В. Н. снова вернулась в "Матросскую Тишину" и добилась нужной справки, которая не мало ее поразила: оказалось что мне еще... не предъявлено никакой статьи! И это после двадцатимесячного содержания в тюрьме "под предварительным следствием"! С такими неутешительными - или утешительными? - сведениями вернулась В. Н. в Коллегию защитников, где были немало удивлены таким сообщением и заявили, что пока статья не предъявлена - Коллегия защитников лишена возможности взять на себя ведение дела; вот когда предъявят статью "мы к вашим услугам"...

Наконец последнее, что посоветовал В. Н. сделать один московский друг, писатель, сам недавно испытавший прелести Таганки: она отправила Молотову и "самому Сталину" по экземпляру первого тома моей монографии о Салтыкове-Щедрине с приложением писем, в которых указывала, что автор этой книги, ее муж, вот уже двадцать месяцев сидит в московских тюрьмах без предъявления ему обвинительного акта и статьи.

Больше В. Н. ничего не могла сделать - и вернулась домой в Царское Село ожидать не у моря непогоды.

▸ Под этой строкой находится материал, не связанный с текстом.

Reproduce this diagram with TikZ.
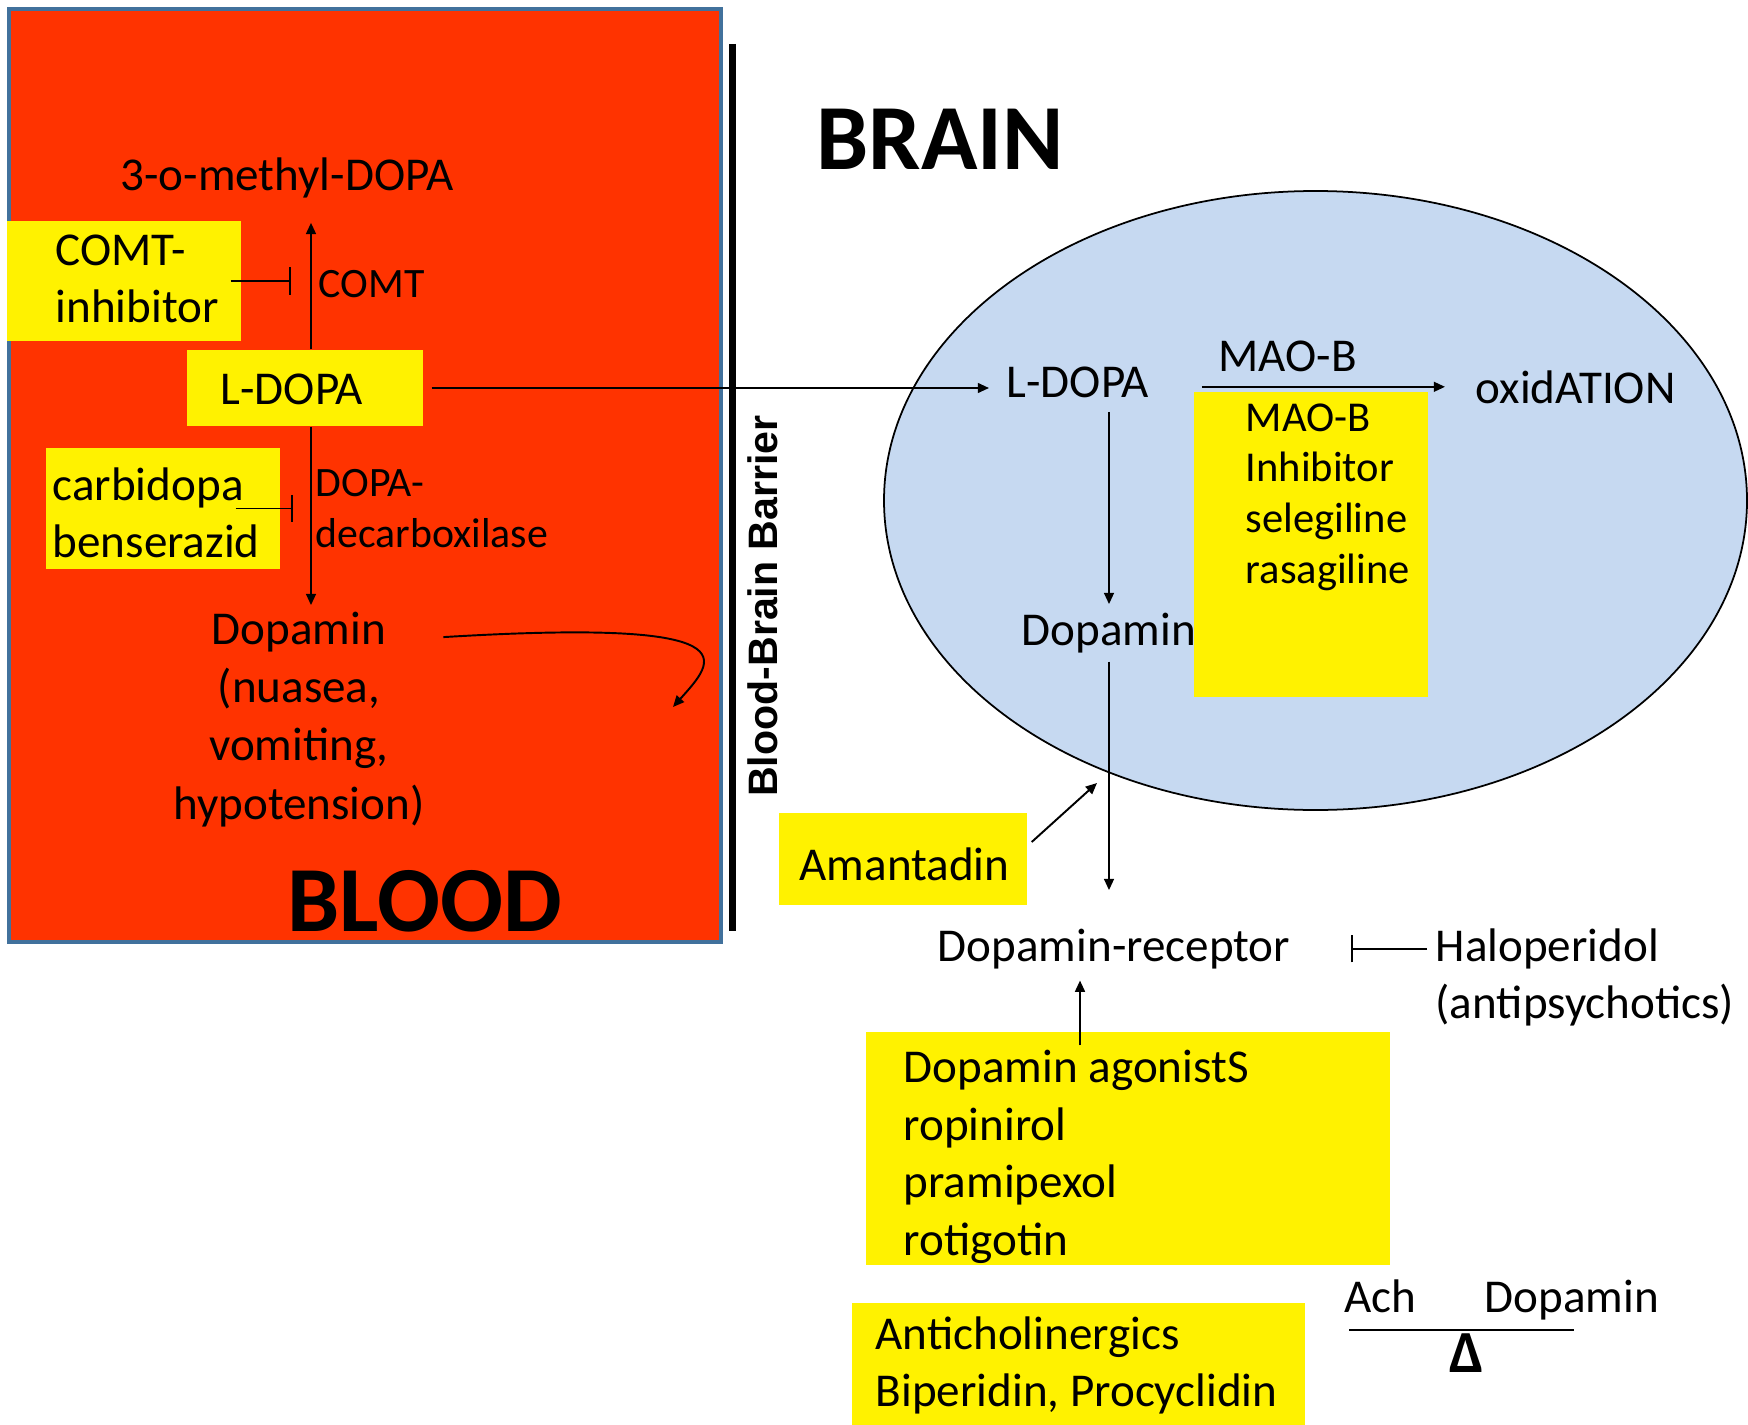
\documentclass[tikz,border=0pt]{standalone}
\usepackage{fontspec}
\setmainfont{Carlito}
\newfontfamily\bbbfont{Liberation Sans}
\usetikzlibrary{arrows.meta,positioning,calc,shapes}
\definecolor{bloodred}{HTML}{FF3300}
\definecolor{bloodedge}{HTML}{41719C}
\definecolor{brainblue}{HTML}{C6D9F1}

\begin{document}
\begin{tikzpicture}[x=0.1mm,y=-0.1mm,
  txt/.style={font=\fontsize{13.4}{16.4}\selectfont,inner sep=0pt,align=left,yshift=-0.8pt},
  lbl/.style={font=\fontsize{11.9}{14.5}\selectfont,inner sep=0pt,align=left},
  title/.style={font=\fontsize{26.5}{30}\selectfont\bfseries,inner sep=0pt},
  hlbox/.style={fill=yellow,inner sep=0pt},
  pathway/.style={-{Triangle[length=3.2pt,width=2.8pt]},line width=0.55pt},
  inhibit/.style={-{Bar[width=7.7pt]},line width=0.55pt}]
\path[use as bounding box,fill=white] (0,0) rectangle (1748,1425);
\draw[fill=bloodred,draw=bloodedge,line width=0.33mm] (9,9) rectangle (721,942);
\draw[line width=0.7mm] (732,44) -- (732,931);
\draw[fill=brainblue,line width=0.5pt] (1315.5,500.5) ellipse [x radius=43.15mm,y radius=30.95mm];

\coordinate (colA) at (311,0);
\coordinate (colR) at (1080,0);
\coordinate (nausea) at (673,707);
\coordinate (amaTip) at (1097,783);
\coordinate (balL) at (1349,1330);
\coordinate (balR) at (1574,1330);

\node[title] (brain) at (940,139) {BRAIN};
\node[title] (blood) at (425,901) {BLOOD};
\node[rotate=90,font=\bbbfont\bfseries\fontsize{11.7}{14}\selectfont,inner sep=0pt] (bbb) at (763,606) {Blood-Brain Barrier};

\node[hlbox,minimum width=23.4mm,minimum height=12mm] (comtbox) at (124,281) {};
\node[hlbox,minimum width=23.6mm,minimum height=7.6mm] (ldopabox) at (305,388) {};
\node[hlbox,minimum width=23.4mm,minimum height=12.1mm] (carbbox) at (163,508.5) {};
\node[txt] (methyl) at (287,175) {3-o-methyl-DOPA};
\node[txt,anchor=west] (comtinh) at (55,276) {COMT-\\inhibitor};
\node[txt,anchor=west] (ldopa) at (220,387) {L-DOPA};
\node[txt,anchor=west] (carb) at (52,510) {carbidopa\\benserazid};
\node[lbl,anchor=west] (comt) at (318,284) {COMT};
\node[lbl,anchor=west] (decarb) at (315,508.5) {DOPA-\\decarboxilase};
\node[txt,align=center,font=\fontsize{13.4}{16.6}\selectfont] (dopblood) at (299,716.5) {Dopamin\\(nuasea,\\vomiting,\\hypotension)};

\node[txt,anchor=west] (ldopab) at (1006,380) {L-DOPA};
\node[txt] (dopb) at (1109,630) {Dopamin};
\node[hlbox,minimum width=23.4mm,minimum height=30.5mm] (maobox) at (1311,544.5) {};
\node[txt,anchor=west,font=\fontsize{12.1}{14.5}\selectfont] (maoinh) at (1245,494.5) {MAO-B\\Inhibitor\\selegiline\\rasagiline};
\node[txt,anchor=west] (maob) at (1218,354) {MAO-B};
\node[txt,anchor=west] (oxid) at (1475,384) {oxidATION};

\node[hlbox,minimum width=24.8mm,minimum height=9.2mm] (amabox) at (903,859) {};
\node[txt,anchor=west] (amantadin) at (799,861) {Amantadin};
\node[txt] (receptor) at (1114,946) {Dopamin-receptor};
\node[txt,anchor=west] (halo) at (1435,974.5) {Haloperidol\\(antipsychotics)};
\node[hlbox,minimum width=52.4mm,minimum height=23.3mm] (agobox) at (1128,1148.5) {};
\node[txt,anchor=west] (agonists) at (903,1154) {Dopamin agonistS\\ropinirol\\pramipexol\\rotigotin};
\node[hlbox,minimum width=45.3mm,minimum height=12.2mm] (antibox) at (1078.5,1364) {};
\node[txt,anchor=west] (anticho) at (875,1362.5) {Anticholinergics\\Biperidin, Procyclidin};
\node[txt,anchor=base west] (ach) at (1344,1310) {Ach};
\node[txt,anchor=base west] (dopbal) at (1484,1310) {Dopamin};
\node[font=\fontsize{17}{20}\selectfont\bfseries,inner sep=0pt] (delta) at (1467,1353) {Δ};

\draw[pathway] (ldopabox.north -| colA) -- ($(methyl.center -| colA)+(0,45)$);
\draw[pathway] (ldopabox.south -| colA) -- ($(dopblood.north -| colA)+(0,-6)$);
\draw[inhibit] ([xshift=-1.1mm]comtbox.east) -- ([xshift=-2mm]comtbox.east -| colA);
\draw[inhibit] ([xshift=-4.5mm]carbbox.east) -- ([xshift=-1.8mm]carbbox.east -| colA);
\draw[pathway] ([xshift=0.8mm]ldopabox.east) -- ([xshift=-1.7mm]ldopab.west |- ldopabox.east);
\draw[pathway] ($(dopblood.north east)+(18,26)$) .. controls +(314,-19) and +(42,-47) .. (nausea);
\draw[pathway] ([yshift=-1.3mm]ldopab.south -| dopb) -- ([yshift=0.8mm]dopb.north);
\draw[pathway] ([yshift=-0.8mm]dopb.south) -- ([yshift=3.8mm]dopb.south |- receptor.north);
\draw[pathway] ([xshift=5.2mm]ldopab.east |- oxid.west) -- ([xshift=-3mm]oxid.west);
\draw[pathway] ($(amabox.east)+(4,-17)$) -- (amaTip);
\draw[inhibit] ([xshift=-0.8mm]halo.west |- receptor.east) -- ([xshift=6mm]receptor.east);
\draw[pathway] ($(agobox.north -| colR)+(0,14)$) -- ([yshift=-1.1mm]receptor.south -| colR);
\draw[line width=0.7pt] (balL) -- (balR);
\end{tikzpicture}
\end{document}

В это самое время "вплотную занялся" моим делом и старший следователь Чвилев. Как я потом узнал, {394} он отправился в Государственный Литературный Музей и попросил его директора, В. Д. Бонч-Бруевича, дать обо мне и моих литературных работах исчерпывающую справку. Мне рассказывали потом сотрудники и сотрудницы Музея, что после этого посещения В. Д. Бонч-Бруевич всех их поднял на ноги: посылал в Ленинскую библиотеку (бывший Румянцевский Музей) за нужными для моей литературной характеристики книгам, давал перестукивать на машинке выдержки из них и отдельные части составляемой им обо мне литературной "справки". Она вышла объемистой, размером с целую большую статью в два печатных листа. Вот было интересно прочитать такую исчерпывающую критическую статью о самом себе! Но она была передана старшему следователю Чвилеву при вторичном посещении им Музея. Думаю, что этой статье я в значительной степени обязан своим освобождением. Конечно, в "ежовские времена" она не произвела бы никакого эффекта, но теперь времена слегка изменились: как раньше попал я в волну арестов, так теперь выплыл на свет божий в волне освобождений.